Objective: Exactly and only the lines from the first entry through the line with "ax.set_ylim(0, 1600)" should be copied, both ends included, with no pictures.

Source records:
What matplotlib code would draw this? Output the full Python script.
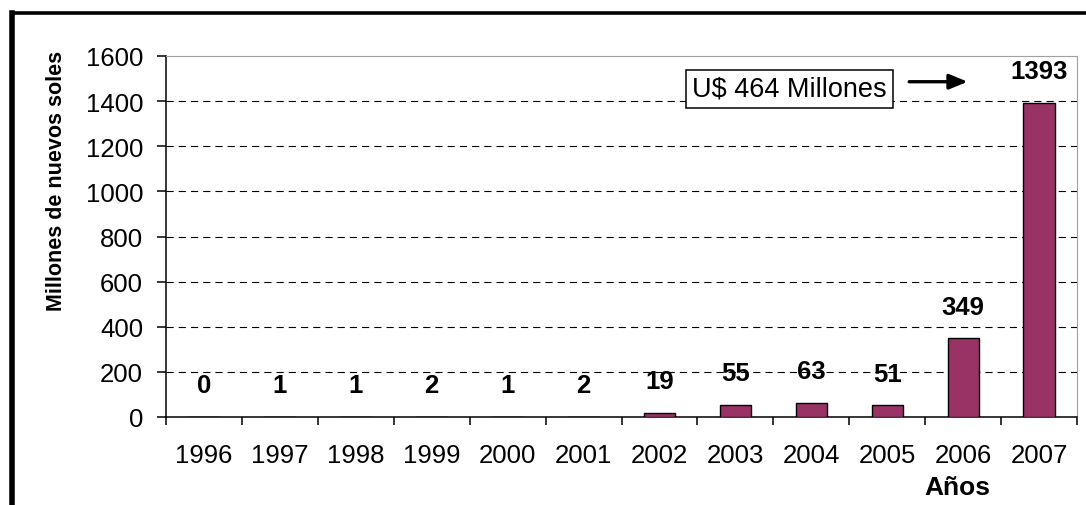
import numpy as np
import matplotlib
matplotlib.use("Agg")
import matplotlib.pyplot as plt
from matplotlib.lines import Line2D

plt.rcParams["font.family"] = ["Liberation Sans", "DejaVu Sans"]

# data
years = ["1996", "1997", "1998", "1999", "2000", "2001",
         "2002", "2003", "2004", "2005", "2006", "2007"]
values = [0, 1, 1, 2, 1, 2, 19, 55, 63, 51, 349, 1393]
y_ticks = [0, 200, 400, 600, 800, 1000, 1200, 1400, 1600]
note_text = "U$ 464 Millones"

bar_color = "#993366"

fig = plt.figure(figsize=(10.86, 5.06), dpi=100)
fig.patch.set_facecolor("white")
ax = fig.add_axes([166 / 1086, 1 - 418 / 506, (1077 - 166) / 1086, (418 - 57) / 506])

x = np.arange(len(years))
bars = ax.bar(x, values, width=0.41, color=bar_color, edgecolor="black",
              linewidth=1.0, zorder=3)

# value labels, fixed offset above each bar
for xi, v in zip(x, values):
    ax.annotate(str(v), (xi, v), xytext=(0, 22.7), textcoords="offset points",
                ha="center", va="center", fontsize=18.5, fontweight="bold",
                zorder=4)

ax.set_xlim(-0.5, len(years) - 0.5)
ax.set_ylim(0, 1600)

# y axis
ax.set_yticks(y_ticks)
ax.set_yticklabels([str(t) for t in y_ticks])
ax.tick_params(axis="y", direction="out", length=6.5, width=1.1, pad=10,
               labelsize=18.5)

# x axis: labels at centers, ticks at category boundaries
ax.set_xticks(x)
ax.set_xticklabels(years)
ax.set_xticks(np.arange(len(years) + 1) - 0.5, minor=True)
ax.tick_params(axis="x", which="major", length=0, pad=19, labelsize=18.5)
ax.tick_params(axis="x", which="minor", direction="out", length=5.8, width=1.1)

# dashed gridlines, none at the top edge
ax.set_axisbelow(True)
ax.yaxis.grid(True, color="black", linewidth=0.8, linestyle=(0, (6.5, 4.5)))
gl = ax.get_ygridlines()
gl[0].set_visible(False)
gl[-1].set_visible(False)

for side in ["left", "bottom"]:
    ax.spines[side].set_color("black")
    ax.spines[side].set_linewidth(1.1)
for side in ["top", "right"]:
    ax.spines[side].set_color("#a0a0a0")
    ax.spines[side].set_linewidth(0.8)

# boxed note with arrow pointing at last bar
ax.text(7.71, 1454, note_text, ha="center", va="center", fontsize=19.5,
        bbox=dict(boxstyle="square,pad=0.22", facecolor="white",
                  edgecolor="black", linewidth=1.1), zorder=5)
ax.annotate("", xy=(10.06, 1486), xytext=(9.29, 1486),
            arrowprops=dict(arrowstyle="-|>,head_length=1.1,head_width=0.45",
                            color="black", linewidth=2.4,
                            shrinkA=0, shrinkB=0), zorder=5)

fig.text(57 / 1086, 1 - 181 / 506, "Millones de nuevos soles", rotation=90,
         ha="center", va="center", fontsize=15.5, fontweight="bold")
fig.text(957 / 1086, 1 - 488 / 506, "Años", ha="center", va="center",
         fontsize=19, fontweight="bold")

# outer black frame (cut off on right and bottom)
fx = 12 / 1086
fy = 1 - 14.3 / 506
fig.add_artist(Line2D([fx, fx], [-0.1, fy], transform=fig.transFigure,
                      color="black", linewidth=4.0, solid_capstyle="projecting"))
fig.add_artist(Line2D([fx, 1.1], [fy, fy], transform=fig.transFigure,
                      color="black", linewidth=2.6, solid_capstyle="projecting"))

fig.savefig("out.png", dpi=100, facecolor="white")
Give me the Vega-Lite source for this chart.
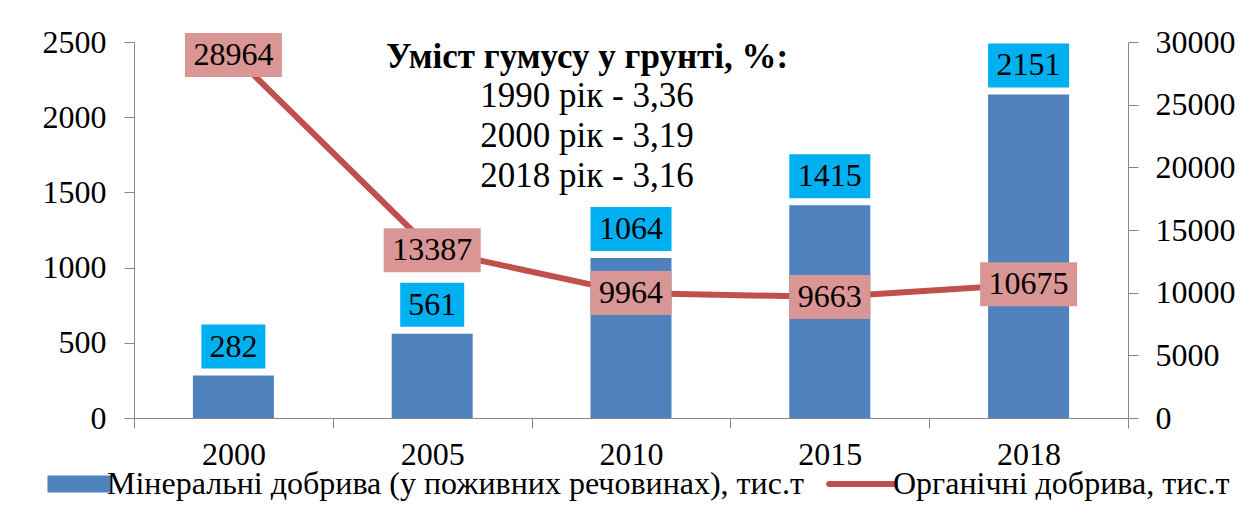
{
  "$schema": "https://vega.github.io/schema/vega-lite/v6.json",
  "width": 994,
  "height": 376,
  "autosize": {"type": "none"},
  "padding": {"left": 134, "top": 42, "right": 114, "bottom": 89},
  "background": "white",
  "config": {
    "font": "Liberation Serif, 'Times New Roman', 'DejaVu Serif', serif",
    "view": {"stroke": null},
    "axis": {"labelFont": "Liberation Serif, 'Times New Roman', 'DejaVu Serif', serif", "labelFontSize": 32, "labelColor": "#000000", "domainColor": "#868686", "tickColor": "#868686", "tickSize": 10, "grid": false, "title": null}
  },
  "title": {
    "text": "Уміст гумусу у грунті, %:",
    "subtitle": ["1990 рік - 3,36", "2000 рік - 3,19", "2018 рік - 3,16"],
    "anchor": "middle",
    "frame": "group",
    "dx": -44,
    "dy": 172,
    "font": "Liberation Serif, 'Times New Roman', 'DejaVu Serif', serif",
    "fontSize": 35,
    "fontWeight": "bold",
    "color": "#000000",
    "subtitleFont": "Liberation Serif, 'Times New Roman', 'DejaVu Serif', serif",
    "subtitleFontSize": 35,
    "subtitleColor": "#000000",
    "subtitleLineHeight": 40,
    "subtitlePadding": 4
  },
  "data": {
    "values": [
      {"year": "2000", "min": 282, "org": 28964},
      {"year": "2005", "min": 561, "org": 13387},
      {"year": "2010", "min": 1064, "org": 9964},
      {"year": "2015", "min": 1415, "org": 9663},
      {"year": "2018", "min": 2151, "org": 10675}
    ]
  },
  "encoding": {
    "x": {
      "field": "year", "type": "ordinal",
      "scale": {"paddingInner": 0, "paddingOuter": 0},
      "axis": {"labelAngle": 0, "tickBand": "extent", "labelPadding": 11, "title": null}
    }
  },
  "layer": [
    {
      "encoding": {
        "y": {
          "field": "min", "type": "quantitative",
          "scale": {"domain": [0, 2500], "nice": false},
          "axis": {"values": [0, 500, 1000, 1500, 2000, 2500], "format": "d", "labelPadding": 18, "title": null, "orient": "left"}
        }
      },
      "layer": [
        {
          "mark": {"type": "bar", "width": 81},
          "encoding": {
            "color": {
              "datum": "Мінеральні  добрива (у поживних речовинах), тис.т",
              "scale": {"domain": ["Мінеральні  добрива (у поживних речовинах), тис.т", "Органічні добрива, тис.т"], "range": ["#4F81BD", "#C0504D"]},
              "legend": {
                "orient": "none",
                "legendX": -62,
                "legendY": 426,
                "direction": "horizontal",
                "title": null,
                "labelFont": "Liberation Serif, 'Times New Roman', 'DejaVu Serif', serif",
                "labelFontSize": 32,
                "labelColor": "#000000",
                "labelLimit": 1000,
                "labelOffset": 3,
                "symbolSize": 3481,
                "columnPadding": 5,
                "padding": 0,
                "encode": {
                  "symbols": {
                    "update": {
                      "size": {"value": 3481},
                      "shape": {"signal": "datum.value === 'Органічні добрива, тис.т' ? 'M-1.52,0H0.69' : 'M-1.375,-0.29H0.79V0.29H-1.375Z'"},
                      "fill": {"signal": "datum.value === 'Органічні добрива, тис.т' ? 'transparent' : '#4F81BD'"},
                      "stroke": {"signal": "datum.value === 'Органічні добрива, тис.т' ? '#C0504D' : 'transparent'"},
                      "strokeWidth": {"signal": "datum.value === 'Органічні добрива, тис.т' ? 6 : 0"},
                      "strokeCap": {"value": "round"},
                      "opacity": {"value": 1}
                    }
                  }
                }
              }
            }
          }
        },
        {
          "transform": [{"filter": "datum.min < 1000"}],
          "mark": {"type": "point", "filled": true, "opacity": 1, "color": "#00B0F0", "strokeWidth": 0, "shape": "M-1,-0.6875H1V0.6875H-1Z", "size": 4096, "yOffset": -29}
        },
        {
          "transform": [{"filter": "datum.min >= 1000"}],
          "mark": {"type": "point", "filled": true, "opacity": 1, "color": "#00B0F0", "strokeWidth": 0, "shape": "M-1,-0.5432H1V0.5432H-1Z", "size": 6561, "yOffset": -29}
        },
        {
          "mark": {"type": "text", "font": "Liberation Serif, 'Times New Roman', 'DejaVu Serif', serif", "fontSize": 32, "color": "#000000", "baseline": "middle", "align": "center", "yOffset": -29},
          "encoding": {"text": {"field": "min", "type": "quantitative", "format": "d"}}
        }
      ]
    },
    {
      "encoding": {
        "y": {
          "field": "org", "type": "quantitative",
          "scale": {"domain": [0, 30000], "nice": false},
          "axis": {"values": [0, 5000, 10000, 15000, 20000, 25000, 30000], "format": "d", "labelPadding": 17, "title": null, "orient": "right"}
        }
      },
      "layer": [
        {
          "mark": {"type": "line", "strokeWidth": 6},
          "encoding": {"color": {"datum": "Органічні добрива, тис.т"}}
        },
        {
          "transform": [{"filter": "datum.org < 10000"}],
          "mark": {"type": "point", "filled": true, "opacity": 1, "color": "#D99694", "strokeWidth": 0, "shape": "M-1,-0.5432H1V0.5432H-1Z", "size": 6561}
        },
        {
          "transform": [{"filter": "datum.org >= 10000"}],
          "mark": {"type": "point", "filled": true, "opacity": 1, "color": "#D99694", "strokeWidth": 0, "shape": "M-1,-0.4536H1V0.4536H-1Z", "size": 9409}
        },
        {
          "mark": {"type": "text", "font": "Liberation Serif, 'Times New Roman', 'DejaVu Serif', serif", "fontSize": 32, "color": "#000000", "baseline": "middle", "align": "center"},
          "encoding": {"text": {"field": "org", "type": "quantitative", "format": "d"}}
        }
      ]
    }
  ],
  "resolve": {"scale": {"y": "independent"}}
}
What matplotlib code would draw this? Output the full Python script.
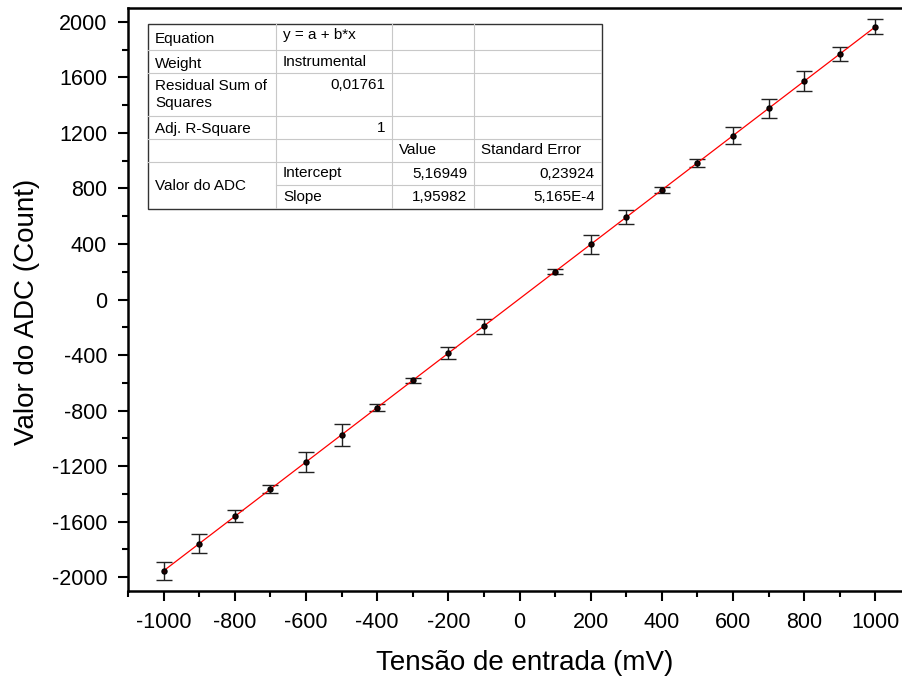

Result of the exercise:
What matplotlib code would draw this? Output the full Python script.
import numpy as np
import matplotlib
matplotlib.use("Agg")
import matplotlib.pyplot as plt
from matplotlib.lines import Line2D

plt.rcParams["font.family"] = ["Liberation Sans", "DejaVu Sans"]

# data
years = ["1996", "1997", "1998", "1999", "2000", "2001",
         "2002", "2003", "2004", "2005", "2006", "2007"]
values = [0, 1, 1, 2, 1, 2, 19, 55, 63, 51, 349, 1393]
y_ticks = [0, 200, 400, 600, 800, 1000, 1200, 1400, 1600]
note_text = "U$ 464 Millones"

bar_color = "#993366"

fig = plt.figure(figsize=(10.86, 5.06), dpi=100)
fig.patch.set_facecolor("white")
ax = fig.add_axes([166 / 1086, 1 - 418 / 506, (1077 - 166) / 1086, (418 - 57) / 506])

x = np.arange(len(years))
bars = ax.bar(x, values, width=0.41, color=bar_color, edgecolor="black",
              linewidth=1.0, zorder=3)

# value labels, fixed offset above each bar
for xi, v in zip(x, values):
    ax.annotate(str(v), (xi, v), xytext=(0, 22.7), textcoords="offset points",
                ha="center", va="center", fontsize=18.5, fontweight="bold",
                zorder=4)

ax.set_xlim(-0.5, len(years) - 0.5)
ax.set_ylim(0, 1600)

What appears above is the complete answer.